Al verme, el bebé tendió sus bracitos hacia mi. Lo cogí en brazos y en pocos segundos el niño se calmó mientras le susurraba al oído las mismas cosas que les susurro a mis hijos Mauro y Martina cuando están inquietos por algo que no controlan. No por sus caprichos, sino en sus inquietudes de bebés.

El pequeño se llama Ahbraghouk, o eso he podido entender, y de sus apenas 14 meses de vida, seis de ellos los ha pasado separado de su madre biológica. Le trajeron a España para operarle por un problema en su corazón y ahora le toca volver. Será feliz, pero ha pasado por tantas manos que el pequeño estaba asustado llamando a su mamá. ¿A cuál? ¿A la de acogida? ¿A la que le trajo al mundo? ¿A la jefa de la ONG que lo llevó hasta el aeropuerto y lo dejó en manos de la agobiada voluntaria?

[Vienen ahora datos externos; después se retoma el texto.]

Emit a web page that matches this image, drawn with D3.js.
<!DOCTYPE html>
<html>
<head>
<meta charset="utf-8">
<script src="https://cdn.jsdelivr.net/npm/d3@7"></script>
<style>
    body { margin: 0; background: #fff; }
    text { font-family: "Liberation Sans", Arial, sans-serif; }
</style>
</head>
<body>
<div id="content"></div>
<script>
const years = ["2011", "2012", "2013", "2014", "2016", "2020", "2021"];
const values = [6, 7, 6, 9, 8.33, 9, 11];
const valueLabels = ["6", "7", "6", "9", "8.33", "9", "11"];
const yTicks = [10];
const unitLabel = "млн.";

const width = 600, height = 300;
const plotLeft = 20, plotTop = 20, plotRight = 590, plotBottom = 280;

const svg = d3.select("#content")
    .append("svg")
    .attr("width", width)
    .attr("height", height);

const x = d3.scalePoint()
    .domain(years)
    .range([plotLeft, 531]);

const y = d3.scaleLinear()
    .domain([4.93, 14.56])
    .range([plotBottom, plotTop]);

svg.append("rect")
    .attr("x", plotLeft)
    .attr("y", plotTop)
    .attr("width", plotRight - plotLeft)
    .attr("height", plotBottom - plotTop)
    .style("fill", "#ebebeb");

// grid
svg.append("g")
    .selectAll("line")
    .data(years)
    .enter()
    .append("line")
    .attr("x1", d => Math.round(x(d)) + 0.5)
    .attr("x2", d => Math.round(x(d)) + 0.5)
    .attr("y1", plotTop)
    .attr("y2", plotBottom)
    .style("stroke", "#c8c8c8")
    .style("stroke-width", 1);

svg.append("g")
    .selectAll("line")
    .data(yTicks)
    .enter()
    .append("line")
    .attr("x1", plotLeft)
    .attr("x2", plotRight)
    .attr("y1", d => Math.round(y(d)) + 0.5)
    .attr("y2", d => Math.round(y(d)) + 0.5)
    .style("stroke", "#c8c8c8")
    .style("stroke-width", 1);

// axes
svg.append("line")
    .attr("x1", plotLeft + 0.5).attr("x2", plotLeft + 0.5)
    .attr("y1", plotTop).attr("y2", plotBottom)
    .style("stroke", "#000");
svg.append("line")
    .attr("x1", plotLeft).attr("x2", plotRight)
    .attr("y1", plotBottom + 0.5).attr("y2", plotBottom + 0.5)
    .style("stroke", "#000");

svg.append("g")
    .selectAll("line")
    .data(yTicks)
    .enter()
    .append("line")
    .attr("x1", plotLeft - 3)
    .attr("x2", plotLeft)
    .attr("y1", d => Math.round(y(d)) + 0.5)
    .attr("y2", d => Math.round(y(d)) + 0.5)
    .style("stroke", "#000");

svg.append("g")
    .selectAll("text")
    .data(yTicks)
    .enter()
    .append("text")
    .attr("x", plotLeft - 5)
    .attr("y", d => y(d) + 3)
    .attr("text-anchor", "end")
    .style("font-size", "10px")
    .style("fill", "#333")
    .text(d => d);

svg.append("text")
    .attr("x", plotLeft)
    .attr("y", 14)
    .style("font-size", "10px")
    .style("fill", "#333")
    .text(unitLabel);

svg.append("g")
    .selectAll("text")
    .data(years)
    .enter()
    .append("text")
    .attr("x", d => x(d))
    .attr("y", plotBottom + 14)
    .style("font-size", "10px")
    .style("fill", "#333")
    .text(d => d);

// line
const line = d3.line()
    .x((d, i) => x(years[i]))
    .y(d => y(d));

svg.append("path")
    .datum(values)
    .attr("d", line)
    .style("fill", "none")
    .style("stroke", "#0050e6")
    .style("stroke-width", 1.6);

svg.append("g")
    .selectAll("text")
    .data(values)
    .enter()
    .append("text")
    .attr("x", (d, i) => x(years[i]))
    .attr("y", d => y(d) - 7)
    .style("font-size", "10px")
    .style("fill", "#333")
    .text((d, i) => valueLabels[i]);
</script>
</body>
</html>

Son casualidades de la vida, o no, quizá señales, pero durante el genocidio de Rwanda en 1994, y siendo uno de los escasos periodistas españoles testigos de aquella tragedia, el mayor desastre humanitario del siglo XX, vi morir a muchos niños delante de mis ojos. Acompañé a otros tantos que estaban perdidos en aquellos caminos del demonio hasta llevarles a aquellas tiendas de campaña/orfanatos. Le quité la ropa a un bebé recién muerto para ponérsela a otro que aún permanecía con vida. Pero ¿saben qué? Yo no lloraba, no era capaz, no sentía que estuviera viviendo aquél drama. Lo consulté con más de un psicólogo, y siempre me encontré con la misma respuesta. Mi falta de emotividad, de sentimiento, era consecuencia de una coraza protectora que me daba mi condición de periodista. Una de estas psicólogas, Angeles se llamaba, me dijo “lo sufrirás dentro de unos años”. Sin saber cuándo ni por qué. Pasé por muchas otras etapas de sufrimiento infantil, en las consecuencias de la guerra de Sierra Leona, en la miseria de Cuba, en el terremoto de Haiti…, lo había pasado en la guerra de Bosnia. Pero ni asomo de aquél sufrimiento que me anunciaron.

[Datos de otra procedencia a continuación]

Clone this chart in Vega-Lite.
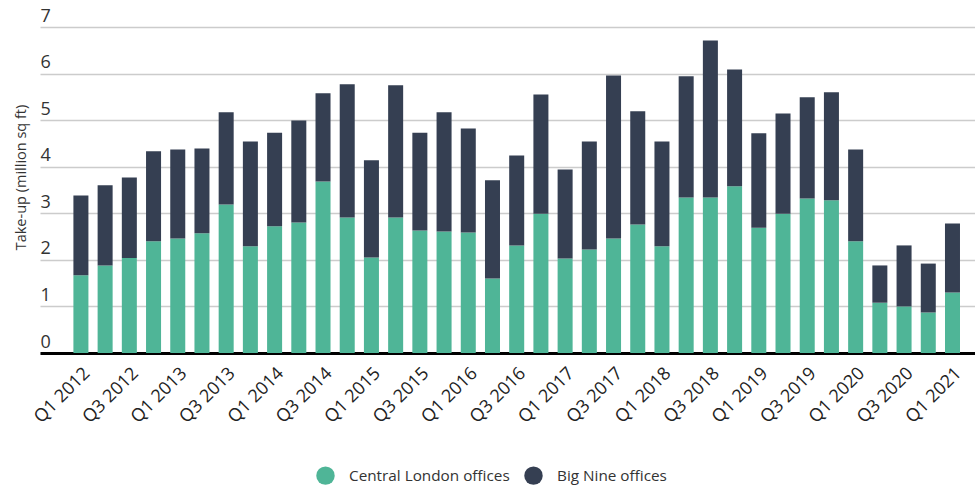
{
  "$schema": "https://vega.github.io/schema/vega-lite/v6.json",
  "autosize": {"type": "none"},
  "width": 935,
  "height": 326,
  "padding": {"left": 40, "top": 27, "right": 0, "bottom": 136},
  "background": "#ffffff",
  "config": {
    "font": "Open Sans",
    "view": {"stroke": null}
  },
  "data": {
    "values": [
      {"q": "Q1 2012", "Central London offices": 1.67, "Big Nine offices": 1.71},
      {"q": "Q2 2012", "Central London offices": 1.88, "Big Nine offices": 1.72},
      {"q": "Q3 2012", "Central London offices": 2.04, "Big Nine offices": 1.73},
      {"q": "Q4 2012", "Central London offices": 2.40, "Big Nine offices": 1.93},
      {"q": "Q1 2013", "Central London offices": 2.46, "Big Nine offices": 1.91},
      {"q": "Q2 2013", "Central London offices": 2.57, "Big Nine offices": 1.82},
      {"q": "Q3 2013", "Central London offices": 3.19, "Big Nine offices": 1.98},
      {"q": "Q4 2013", "Central London offices": 2.29, "Big Nine offices": 2.25},
      {"q": "Q1 2014", "Central London offices": 2.72, "Big Nine offices": 2.01},
      {"q": "Q2 2014", "Central London offices": 2.80, "Big Nine offices": 2.19},
      {"q": "Q3 2014", "Central London offices": 3.68, "Big Nine offices": 1.90},
      {"q": "Q4 2014", "Central London offices": 2.91, "Big Nine offices": 2.86},
      {"q": "Q1 2015", "Central London offices": 2.05, "Big Nine offices": 2.09},
      {"q": "Q2 2015", "Central London offices": 2.91, "Big Nine offices": 2.84},
      {"q": "Q3 2015", "Central London offices": 2.63, "Big Nine offices": 2.10},
      {"q": "Q4 2015", "Central London offices": 2.61, "Big Nine offices": 2.56},
      {"q": "Q1 2016", "Central London offices": 2.59, "Big Nine offices": 2.23},
      {"q": "Q2 2016", "Central London offices": 1.60, "Big Nine offices": 2.11},
      {"q": "Q3 2016", "Central London offices": 2.31, "Big Nine offices": 1.93},
      {"q": "Q4 2016", "Central London offices": 2.99, "Big Nine offices": 2.56},
      {"q": "Q1 2017", "Central London offices": 2.03, "Big Nine offices": 1.91},
      {"q": "Q2 2017", "Central London offices": 2.22, "Big Nine offices": 2.32},
      {"q": "Q3 2017", "Central London offices": 2.46, "Big Nine offices": 3.50},
      {"q": "Q4 2017", "Central London offices": 2.76, "Big Nine offices": 2.43},
      {"q": "Q1 2018", "Central London offices": 2.29, "Big Nine offices": 2.25},
      {"q": "Q2 2018", "Central London offices": 3.34, "Big Nine offices": 2.60},
      {"q": "Q3 2018", "Central London offices": 3.34, "Big Nine offices": 3.37},
      {"q": "Q4 2018", "Central London offices": 3.58, "Big Nine offices": 2.51},
      {"q": "Q1 2019", "Central London offices": 2.69, "Big Nine offices": 2.03},
      {"q": "Q2 2019", "Central London offices": 2.99, "Big Nine offices": 2.15},
      {"q": "Q3 2019", "Central London offices": 3.32, "Big Nine offices": 2.17},
      {"q": "Q4 2019", "Central London offices": 3.28, "Big Nine offices": 2.32},
      {"q": "Q1 2020", "Central London offices": 2.40, "Big Nine offices": 1.97},
      {"q": "Q2 2020", "Central London offices": 1.08, "Big Nine offices": 0.80},
      {"q": "Q3 2020", "Central London offices": 1.00, "Big Nine offices": 1.31},
      {"q": "Q4 2020", "Central London offices": 0.87, "Big Nine offices": 1.05},
      {"q": "Q1 2021", "Central London offices": 1.30, "Big Nine offices": 1.48}
    ]
  },
  "transform": [
    {"fold": ["Central London offices", "Big Nine offices"], "as": ["series", "value"]}
  ],
  "mark": {"type": "bar", "stroke": null},
  "encoding": {
    "x": {
      "field": "q",
      "type": "ordinal",
      "sort": null,
      "scale": {"paddingInner": 0.38, "paddingOuter": 1.05, "align": 0.69},
      "axis": {
        "title": null,
        "values": ["Q1 2012", "Q3 2012", "Q1 2013", "Q3 2013", "Q1 2014", "Q3 2014", "Q1 2015", "Q3 2015", "Q1 2016", "Q3 2016", "Q1 2017", "Q3 2017", "Q1 2018", "Q3 2018", "Q1 2019", "Q3 2019", "Q1 2020", "Q3 2020", "Q1 2021"],
        "labelAngle": -45,
        "labelAlign": "right",
        "labelBaseline": "top",
        "labelPadding": 11,
        "labelFontSize": 18,
        "labelColor": "#222222",
        "labelFont": "Open Sans",
        "labelBound": false,
        "labelOverlap": false,
        "labelLimit": 300,
        "ticks": false,
        "grid": false,
        "domain": true,
        "domainColor": "#000000",
        "domainWidth": 3
      }
    },
    "y": {
      "field": "value",
      "type": "quantitative",
      "stack": "zero",
      "scale": {"domain": [0, 7], "nice": false},
      "axis": {
        "title": "Take-up (million sq ft)",
        "titleFontSize": 14.5,
        "titleFontWeight": "normal",
        "titleColor": "#333333",
        "titleFont": "Open Sans",
        "titleAngle": -90,
        "titleX": -19,
        "titleY": 150,
        "titleAlign": "center",
        "titleBaseline": "middle",
        "values": [0, 1, 2, 3, 4, 5, 6, 7],
        "domain": false,
        "ticks": false,
        "tickSize": 0,
        "labelAlign": "left",
        "labelBaseline": "alphabetic",
        "labelPadding": 0,
        "labelOffset": -6,
        "labelFontSize": 18,
        "labelColor": "#333333",
        "labelFont": "Open Sans",
        "grid": true,
        "gridColor": "#cccccc",
        "gridWidth": 1.5
      }
    },
    "color": {
      "field": "series",
      "type": "nominal",
      "scale": {
        "domain": ["Central London offices", "Big Nine offices"],
        "range": ["#4fb597", "#353f52"]
      },
      "legend": {
        "title": null,
        "orient": "none",
        "legendX": 276,
        "legendY": 439,
        "direction": "horizontal",
        "symbolType": "circle",
        "symbolSize": 340,
        "symbolStrokeWidth": 0,
        "labelFontSize": 15.3,
        "labelLimit": 400,
        "labelColor": "#333333",
        "labelFont": "Open Sans",
        "labelOffset": 14,
        "columnPadding": 14
      }
    },
    "order": {"field": "series", "sort": "descending"}
  }
}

Hoy, cuando he tenido que dejar al pequeño en manos de la voluntaria, en medio de otro llanto por despegarse de mi, he roto a llorar. En medio del avión, con todo el pasaje por testigo. Sin pudor y sin vergüenza. Y con la paz de encontrarme con los desconocidos que tenía cerca dándome su calor.

Llámenme débil, tonto, pusilánime o lo que quieran, pero en la mirada y el abrazo de ese niño había una cuenta pendiente con la vida. Hacía muchos años que no lloraba y no me planteaba cuestiones tan fundamentales como  sentimientos tan profundos. Todavía con las lagrimas en mis ojos siento pena y compasión por aquellos que no quieren jugar este papel en la vida, por los superhéroes que no ven más allá de sus narices y no se dejan llevar por algo tan incomparable como la emoción por un ser que aprende a vivir.

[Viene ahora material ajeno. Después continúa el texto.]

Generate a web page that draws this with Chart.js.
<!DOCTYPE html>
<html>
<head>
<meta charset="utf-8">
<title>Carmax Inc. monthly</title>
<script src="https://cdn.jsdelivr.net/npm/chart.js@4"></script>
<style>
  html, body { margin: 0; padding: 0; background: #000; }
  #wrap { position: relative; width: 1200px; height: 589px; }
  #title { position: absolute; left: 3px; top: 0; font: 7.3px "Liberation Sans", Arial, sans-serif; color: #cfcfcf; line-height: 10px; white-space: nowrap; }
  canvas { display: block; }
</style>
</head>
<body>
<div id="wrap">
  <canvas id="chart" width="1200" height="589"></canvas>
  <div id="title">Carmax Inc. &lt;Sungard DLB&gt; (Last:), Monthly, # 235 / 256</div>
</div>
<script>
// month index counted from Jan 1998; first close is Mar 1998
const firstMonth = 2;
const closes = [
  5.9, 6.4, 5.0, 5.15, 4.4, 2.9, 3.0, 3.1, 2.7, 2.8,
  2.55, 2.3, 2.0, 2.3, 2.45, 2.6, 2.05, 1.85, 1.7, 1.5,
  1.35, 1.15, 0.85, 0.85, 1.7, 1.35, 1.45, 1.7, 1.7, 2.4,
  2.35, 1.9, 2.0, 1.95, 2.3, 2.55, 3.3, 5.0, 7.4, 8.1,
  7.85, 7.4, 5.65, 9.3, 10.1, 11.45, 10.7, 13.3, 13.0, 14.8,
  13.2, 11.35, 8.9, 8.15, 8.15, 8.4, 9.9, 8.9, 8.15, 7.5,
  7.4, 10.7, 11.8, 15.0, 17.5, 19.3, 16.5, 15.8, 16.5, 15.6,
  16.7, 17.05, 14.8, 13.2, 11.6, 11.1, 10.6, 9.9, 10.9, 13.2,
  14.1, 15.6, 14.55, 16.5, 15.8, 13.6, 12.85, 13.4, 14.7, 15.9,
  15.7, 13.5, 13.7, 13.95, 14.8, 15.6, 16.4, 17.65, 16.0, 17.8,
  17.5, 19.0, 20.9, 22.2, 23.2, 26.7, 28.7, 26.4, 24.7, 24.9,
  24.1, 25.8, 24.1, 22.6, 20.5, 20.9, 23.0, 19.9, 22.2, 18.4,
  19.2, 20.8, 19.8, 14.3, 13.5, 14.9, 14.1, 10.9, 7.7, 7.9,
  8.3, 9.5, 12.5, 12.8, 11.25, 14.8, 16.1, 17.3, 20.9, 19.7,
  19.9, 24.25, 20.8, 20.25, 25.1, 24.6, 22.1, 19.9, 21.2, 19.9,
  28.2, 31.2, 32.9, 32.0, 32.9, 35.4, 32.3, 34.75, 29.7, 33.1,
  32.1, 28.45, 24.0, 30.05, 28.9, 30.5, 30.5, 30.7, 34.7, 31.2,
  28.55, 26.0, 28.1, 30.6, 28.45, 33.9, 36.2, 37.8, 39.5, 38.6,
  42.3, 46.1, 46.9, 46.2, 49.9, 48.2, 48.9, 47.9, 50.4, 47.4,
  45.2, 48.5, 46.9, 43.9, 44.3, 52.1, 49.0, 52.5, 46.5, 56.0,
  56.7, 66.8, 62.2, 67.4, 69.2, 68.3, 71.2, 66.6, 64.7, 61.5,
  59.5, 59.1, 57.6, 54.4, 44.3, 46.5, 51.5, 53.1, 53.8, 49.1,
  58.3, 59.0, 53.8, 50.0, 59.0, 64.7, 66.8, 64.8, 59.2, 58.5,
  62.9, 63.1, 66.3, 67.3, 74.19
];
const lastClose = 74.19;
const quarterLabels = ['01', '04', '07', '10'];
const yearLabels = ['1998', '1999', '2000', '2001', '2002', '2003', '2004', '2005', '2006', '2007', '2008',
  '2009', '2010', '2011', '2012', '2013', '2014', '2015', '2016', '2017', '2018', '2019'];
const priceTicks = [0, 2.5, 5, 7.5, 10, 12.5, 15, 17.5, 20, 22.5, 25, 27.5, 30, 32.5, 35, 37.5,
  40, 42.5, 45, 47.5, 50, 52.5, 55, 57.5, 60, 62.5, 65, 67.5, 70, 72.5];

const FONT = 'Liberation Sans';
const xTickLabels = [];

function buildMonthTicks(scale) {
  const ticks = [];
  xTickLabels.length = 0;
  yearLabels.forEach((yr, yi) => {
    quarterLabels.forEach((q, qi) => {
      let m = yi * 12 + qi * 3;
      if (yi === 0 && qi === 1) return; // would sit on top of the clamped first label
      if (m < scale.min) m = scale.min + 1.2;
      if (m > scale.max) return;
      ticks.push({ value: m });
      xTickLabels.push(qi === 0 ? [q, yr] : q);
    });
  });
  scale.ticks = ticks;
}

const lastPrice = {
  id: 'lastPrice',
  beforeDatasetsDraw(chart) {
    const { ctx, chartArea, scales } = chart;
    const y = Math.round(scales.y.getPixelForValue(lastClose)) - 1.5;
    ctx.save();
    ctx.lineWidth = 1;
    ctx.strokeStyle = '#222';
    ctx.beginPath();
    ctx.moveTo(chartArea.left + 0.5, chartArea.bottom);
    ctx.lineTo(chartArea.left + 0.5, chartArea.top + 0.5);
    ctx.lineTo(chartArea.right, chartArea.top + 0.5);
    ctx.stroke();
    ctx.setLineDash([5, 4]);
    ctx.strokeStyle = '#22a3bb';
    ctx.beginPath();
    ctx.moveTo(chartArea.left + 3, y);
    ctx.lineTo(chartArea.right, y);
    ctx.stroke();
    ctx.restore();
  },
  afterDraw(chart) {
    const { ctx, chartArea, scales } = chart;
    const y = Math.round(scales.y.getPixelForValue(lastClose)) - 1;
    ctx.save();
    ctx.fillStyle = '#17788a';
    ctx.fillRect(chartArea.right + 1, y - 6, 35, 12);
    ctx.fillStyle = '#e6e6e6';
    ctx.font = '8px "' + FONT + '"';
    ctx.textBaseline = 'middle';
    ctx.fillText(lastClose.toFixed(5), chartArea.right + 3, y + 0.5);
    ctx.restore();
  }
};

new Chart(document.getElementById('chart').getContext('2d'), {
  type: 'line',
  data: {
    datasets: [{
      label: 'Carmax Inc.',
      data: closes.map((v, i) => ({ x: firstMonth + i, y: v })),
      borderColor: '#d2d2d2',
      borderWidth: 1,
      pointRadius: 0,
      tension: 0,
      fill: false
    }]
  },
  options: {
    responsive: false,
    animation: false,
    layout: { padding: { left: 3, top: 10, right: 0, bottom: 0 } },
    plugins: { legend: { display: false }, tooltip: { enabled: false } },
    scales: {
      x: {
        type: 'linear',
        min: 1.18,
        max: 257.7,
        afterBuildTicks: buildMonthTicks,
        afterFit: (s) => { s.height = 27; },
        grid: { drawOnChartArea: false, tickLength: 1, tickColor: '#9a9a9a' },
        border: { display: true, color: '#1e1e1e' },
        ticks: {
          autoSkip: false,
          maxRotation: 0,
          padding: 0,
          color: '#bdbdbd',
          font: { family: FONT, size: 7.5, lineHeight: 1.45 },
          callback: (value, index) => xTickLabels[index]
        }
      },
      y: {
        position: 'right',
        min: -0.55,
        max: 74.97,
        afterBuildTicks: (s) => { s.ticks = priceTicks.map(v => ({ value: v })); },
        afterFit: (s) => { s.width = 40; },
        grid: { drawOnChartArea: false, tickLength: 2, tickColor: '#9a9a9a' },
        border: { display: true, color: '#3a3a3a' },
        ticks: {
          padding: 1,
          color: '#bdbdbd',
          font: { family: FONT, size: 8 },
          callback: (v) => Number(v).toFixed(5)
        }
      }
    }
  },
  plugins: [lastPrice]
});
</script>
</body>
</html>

He sentido a ese niño en mis brazos como una señal inequívoca. Me ha devuelto a la normalidad después de muchos años de silencio, y me ha renovado la condición de ser humano. Porque si no estamos para ayudar a pequeños como Ahgrahouk al menos en nuestros ratos libre, ¿para qué?

Y al que este relato le parezca una estupidez, que salga a vivir, que se vaya a conocer el mundo y luego me lo cuente. No soy nadie, pero he visto algo. Cuando tenía 13 años, en pocos meses tendré 50, escribí en una revista, Cambio 16, lo que me pareció sobre el intento de golpe de Estado en España de 1981. Un adulto me dijo entonces “¿acaso crees que la vida es de color rosa?” Seguro que no, pero ya con mi edad déjenme que la pinte del color que me venga en gana.